Governor puts freeze on hiring, travel

Those cushy state jobs are going to be a little harder to come by after Gov. Bill Walker’s administration instituted a state hiring freeze and travel restrictions Jan. 5 for all executive branch departments.

Walker said during a press briefing that measures mostly already in place to restrict hiring and travel for state department employees were made official during a Jan. 4 cabinet meeting in which about half of his cabinet staff teleconferenced between Juneau and Anchorage.

“Each department’s sort of been doing their own thing on travel and hiring so it was time to formalize it so we had some consistency across the table,” the governor said.

The hiring freeze applies to all of the roughly 15,000 executive branch employees, except those deemed “essential in protecting the life, health or safety of Alaska citizens,” according to a memo from Walker’s Chief of Staff Jim Whitaker to state commissioners. Those essential positions include Alaska State Troopers, corrections and probations officers and employees providing patient and resident care at 24-hour state health and education institutions.

In keeping with all efforts to close the state’s $3.5 billion budget gap, revenue generating and collecting positions are also exempted, as are federally funded state positions and those funded with program revenue.

Nonessential travel — that for professional development and trade conferences — has been prohibited.

The 125 state boards and commissions have been asked to limit in-person meetings to one a year and teleconference otherwise.

Alaska has pushed through previous oil price dips that have restricted the state’s revenue stream without cutting its workforce, but Walker echoed petroleum industry analysts when he said this time is different.

“In the past we’ve always seen what they call the oil price bounce.

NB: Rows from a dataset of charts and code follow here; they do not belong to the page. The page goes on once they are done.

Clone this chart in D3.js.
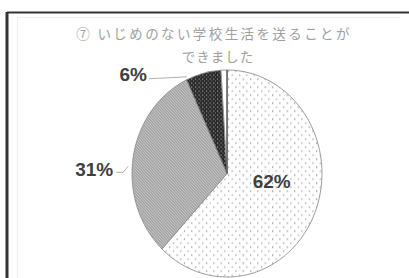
<!DOCTYPE html>
<html><head><meta charset="utf-8">
<script src="https://cdn.jsdelivr.net/npm/d3@7"></script>
<style>html,body{margin:0;padding:0;background:#fff;overflow:hidden}</style>
</head><body>
<svg id="c" width="409" height="278"></svg>
<script>
const titleLines = ["⑦ いじめのない学校生活を送ることが", "できました"];
const categories = ["はい", "どちらかといえばはい", "どちらかといえばいいえ", "いいえ"];
const values = [62, 31, 6, 1];
const labels = ["62%", "31%", "6%", ""];
const patterns = ["dots", "hatch", "darkdots", "blank"];

const svg = d3.select("#c");
const defs = svg.append("defs");

const p1 = defs.append("pattern").attr("id","dots").attr("patternUnits","userSpaceOnUse").attr("width",8).attr("height",8);
p1.append("rect").attr("width",8).attr("height",8).attr("fill","#fff");
p1.append("rect").attr("x",1).attr("y",1).attr("width",1.3).attr("height",1.3).attr("fill","#8a8a8a");
p1.append("rect").attr("x",5).attr("y",5).attr("width",1.3).attr("height",1.3).attr("fill","#9a9a9a");

const p2 = defs.append("pattern").attr("id","hatch").attr("patternUnits","userSpaceOnUse").attr("width",3).attr("height",3);
p2.append("rect").attr("width",3).attr("height",3).attr("fill","#c8c8c8");
p2.append("path").attr("d","M0,0 L3,3 M-1,2 L1,4 M2,-1 L4,1").attr("stroke","#747474").attr("stroke-width",0.85);

const p3 = defs.append("pattern").attr("id","darkdots").attr("patternUnits","userSpaceOnUse").attr("width",4).attr("height",4);
p3.append("rect").attr("width",4).attr("height",4).attr("fill","#262626");
p3.append("rect").attr("x",1).attr("y",1).attr("width",1.2).attr("height",1.2).attr("fill","#bdbdbd");
p3.append("rect").attr("x",3).attr("y",3).attr("width",1).attr("height",1).attr("fill","#8d8d8d");

// frame
svg.append("line").attr("x1",7).attr("y1",12.5).attr("x2",409).attr("y2",12.5).attr("stroke","#333").attr("stroke-width",2);
svg.append("line").attr("x1",7).attr("y1",12).attr("x2",7).attr("y2",278).attr("stroke","#333").attr("stroke-width",3);
svg.append("line").attr("x1",18).attr("y1",17.5).attr("x2",400).attr("y2",17.5).attr("stroke","#f0f0f0").attr("stroke-width",1);
svg.append("line").attr("x1",17.5).attr("y1",17).attr("x2",17.5).attr("y2",278).attr("stroke","#f0f0f0").attr("stroke-width",1);

// title
svg.append("text").attr("x",214).attr("y",39).attr("text-anchor","middle")
  .attr("font-family","Noto Sans CJK JP").attr("font-size",13.5).attr("letter-spacing",2.4)
  .attr("fill","#a0a0a0").text(titleLines[0]);
svg.append("text").attr("x",218).attr("y",62).attr("text-anchor","middle")
  .attr("font-family","Noto Sans CJK JP").attr("font-size",13.5).attr("letter-spacing",1)
  .attr("fill","#a0a0a0").text(titleLines[1]);

// pie
const cx = 227, cy = 173.5, ry = 103.5, rx = 95;
const pie = d3.pie().sort(null).value(d => d)(values);
const arc = d3.arc().innerRadius(0).outerRadius(ry);
const g = svg.append("g").attr("transform", `translate(${cx},${cy}) scale(${rx/ry},1)`);
g.selectAll("path.slice").data(pie).join("path").attr("class","slice")
  .attr("d", arc)
  .attr("fill", (d,i) => patterns[i] === "blank" ? "#fff" : `url(#${patterns[i]})`)
  .attr("stroke", "#8c8c8c").attr("stroke-width", 0.9);
g.append("line").attr("x1",0).attr("y1",0).attr("x2",0).attr("y2",-ry).attr("stroke","#444").attr("stroke-width",1.2);

const sx = rx/ry;
function pt(angle, r){ return [cx + Math.sin(angle)*r*sx, cy - Math.cos(angle)*r]; }
function lab(x, y, t, anchor){
  svg.append("text").attr("x",x).attr("y",y).attr("text-anchor",anchor)
    .attr("font-family","Liberation Sans").attr("font-weight","bold").attr("font-size",19)
    .attr("fill","#404040").text(t);
}
// 62% inside
{
  const d = pie[0]; const a = (d.startAngle + d.endAngle)/2;
  const [x,y] = pt(a, 50);
  lab(x + 2, y - 4, labels[0], "middle");
}
// 31% outside left, short elbow leader
{
  const d = pie[1]; const a = (d.startAngle + d.endAngle)/2;
  const [ex,ey] = pt(a, ry);
  const lx = ex - 6, ly = ey + 12;
  svg.append("path").attr("d", `M${lx+1},${ly-3} L${lx-4},${ly+3} L${lx-11},${ly+3}`)
    .attr("fill","none").attr("stroke","#9a9a9a").attr("stroke-width",0.8);
  lab(lx - 14, ly + 7, labels[1], "end");
}
// 6% outside top-left with leader
{
  const d = pie[2];
  const [ex,ey] = pt(d.startAngle, ry * 0.99);
  svg.append("path").attr("d", `M${ex},${ey-4} L${ex-38},${ey-2}`)
    .attr("fill","none").attr("stroke","#9a9a9a").attr("stroke-width",0.8);
  lab(ex - 40, ey, labels[2], "end");
}
</script>
</body></html>
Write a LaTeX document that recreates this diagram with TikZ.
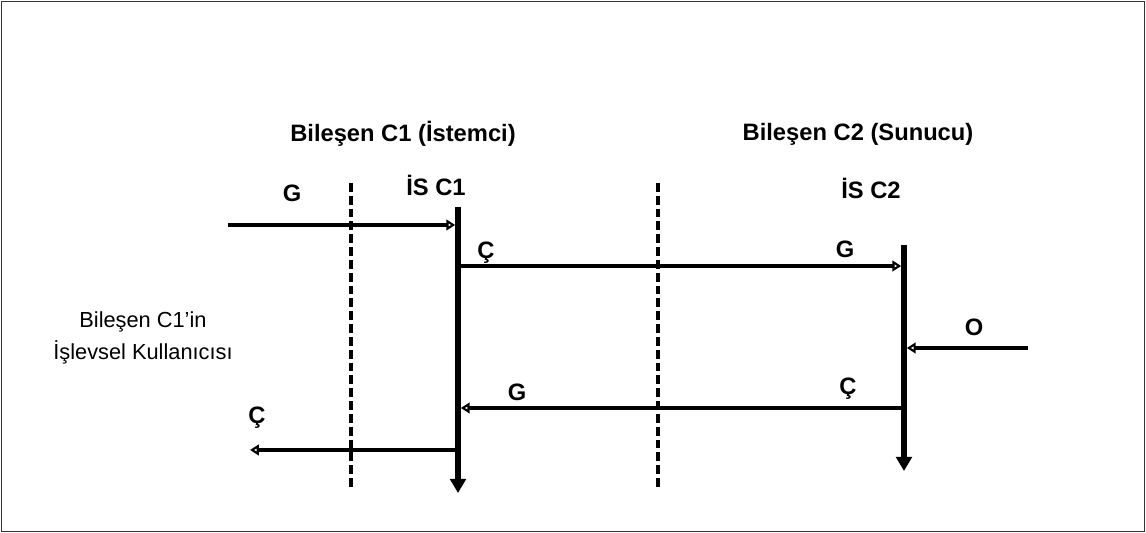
\documentclass[tikz,border=0pt]{standalone}
\usepackage{fontspec}
\setmainfont{Liberation Sans}
\usetikzlibrary{arrows.meta}
\tikzset{
  titolo/.style={font=\bfseries\fontsize{13.5}{16}\selectfont},
  lettera/.style={font=\bfseries\fontsize{13.5}{16}\selectfont},
  vita/.style={line width=3pt,-{Triangle[length=2.8mm,width=3.1mm]}},
  messaggio/.style={line width=1.8pt,-{Triangle[open,length=5pt,width=6pt,line width=1.2pt]}},
  confine/.style={line width=1.9pt,dash pattern=on 5pt off 2.3pt}
}
\begin{document}
\begin{tikzpicture}[font=\fontsize{12.4}{18}\selectfont]

\useasboundingbox (0,0) rectangle (22.92,10.66);
\draw[line width=0.7pt,black!80] (0.03,0.03) rectangle (22.89,10.63);

% Titoli

\node[titolo] (comp1) at (8.06,7.98) {Bileşen C1 (İstemci)};
\node[titolo] (is1) at (8.72,6.96) {İS C1};
\node[titolo] (comp2) at (17.16,7.98) {Bileşen C2 (Sunucu)};
\node[titolo] (is2) at (17.42,6.90) {İS C2};

\node[align=center] (utente) at (2.86,3.9) {Bileşen C1’in\\İşlevsel Kullanıcısı};

% Confini

\coordinate (d1a) at (7.02,7.0);
\coordinate (d1b) at (7.02,0.92);
\coordinate (d2a) at (13.16,7.0);
\coordinate (d2b) at (13.16,0.92);
\draw[confine] (d1a) -- (d1b);
\draw[confine] (d2a) -- (d2b);

% Linee di vita

\coordinate (v1a) at (9.16,6.52);
\coordinate (v1b) at (9.16,0.80);
\coordinate (v2a) at (18.08,5.76);
\coordinate (v2b) at (18.08,1.24);
\draw[vita] (v1a) -- (v1b);
\draw[vita] (v2a) -- (v2b);

% Messaggi

\coordinate (gin) at (4.56,6.16);
\coordinate (oin) at (20.56,3.70);
\coordinate (cout) at (5.0,1.66);

\draw[messaggio] (gin) -- ([xshift=-1.6pt]v1a |- gin);
\draw[messaggio] (v1a |- 0,5.34) -- ([xshift=-1.6pt]v2a |- 0,5.34);
\draw[messaggio] (oin) -- ([xshift=1.6pt]v2a |- oin);
\draw[messaggio] (v2a |- 0,2.50) -- ([xshift=1.6pt]v1a |- 0,2.50);
\draw[messaggio] ([xshift=-1.6pt]v1a |- cout) -- (cout);

\node[lettera] (g1) at (5.84,6.80) {G};
\node[lettera] (c1) at (9.72,5.60) {Ç};
\node[lettera] (g2) at (16.90,5.68) {G};
\node[lettera] (o1) at (19.48,4.12) {O};
\node[lettera] (c2) at (16.96,2.88) {Ç};
\node[lettera] (g3) at (10.34,2.82) {G};
\node[lettera] (c3) at (5.14,2.30) {Ç};

\end{tikzpicture}
\end{document}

There’s no bouncing in this one,” he commented.

Hiring waivers for department positions deemed essential can be granted on a case-by-case basis by Chief of Staff Whitaker. Similarly, travel exemptions can be sought from department commissioners and the state Boards and Commissions director, the memo states.

“We have attempted with this policy to balance the need to be efficient while saving money,” Department of Administration Commissioner Sheldon Fisher said at the briefing. “We do not want to in a harmful way impact the ability for departments to deliver their core mission.”

Walker said he asked leaders at the University of Alaska and other quasi-state agencies to consider implementing similar measures, though the governor has no jurisdiction over the outlying areas of government. He did not request that the legislative and judicial branches do the same, citing the separation of powers between the different branches of government.

The governor also said it is too early to tell exactly what the state will save from the measures. 

Shortly after Walker announced the hiring freeze a note clarifying the policy appeared on Workplace Alaska, the state’s job posting website. There were 129 general state positions and nine positions specifically for current state employees posted on the site late Jan. 5.

Walker’s administration says it has cut more than 600 positions, primarily through attrition and retirement, from the 15,800 executive branch positions the state had at the end of the 2015 fiscal year. 

The state has directly laid off employees, but Walker indicated that is a last resort.

“There are lots of folks that are impacted on a layoff, not just the individual working — also their families, and we feel very badly about having to do that,” the governor said.

Elwood Brehmer is a reporter for the Alaska Journal of Commerce.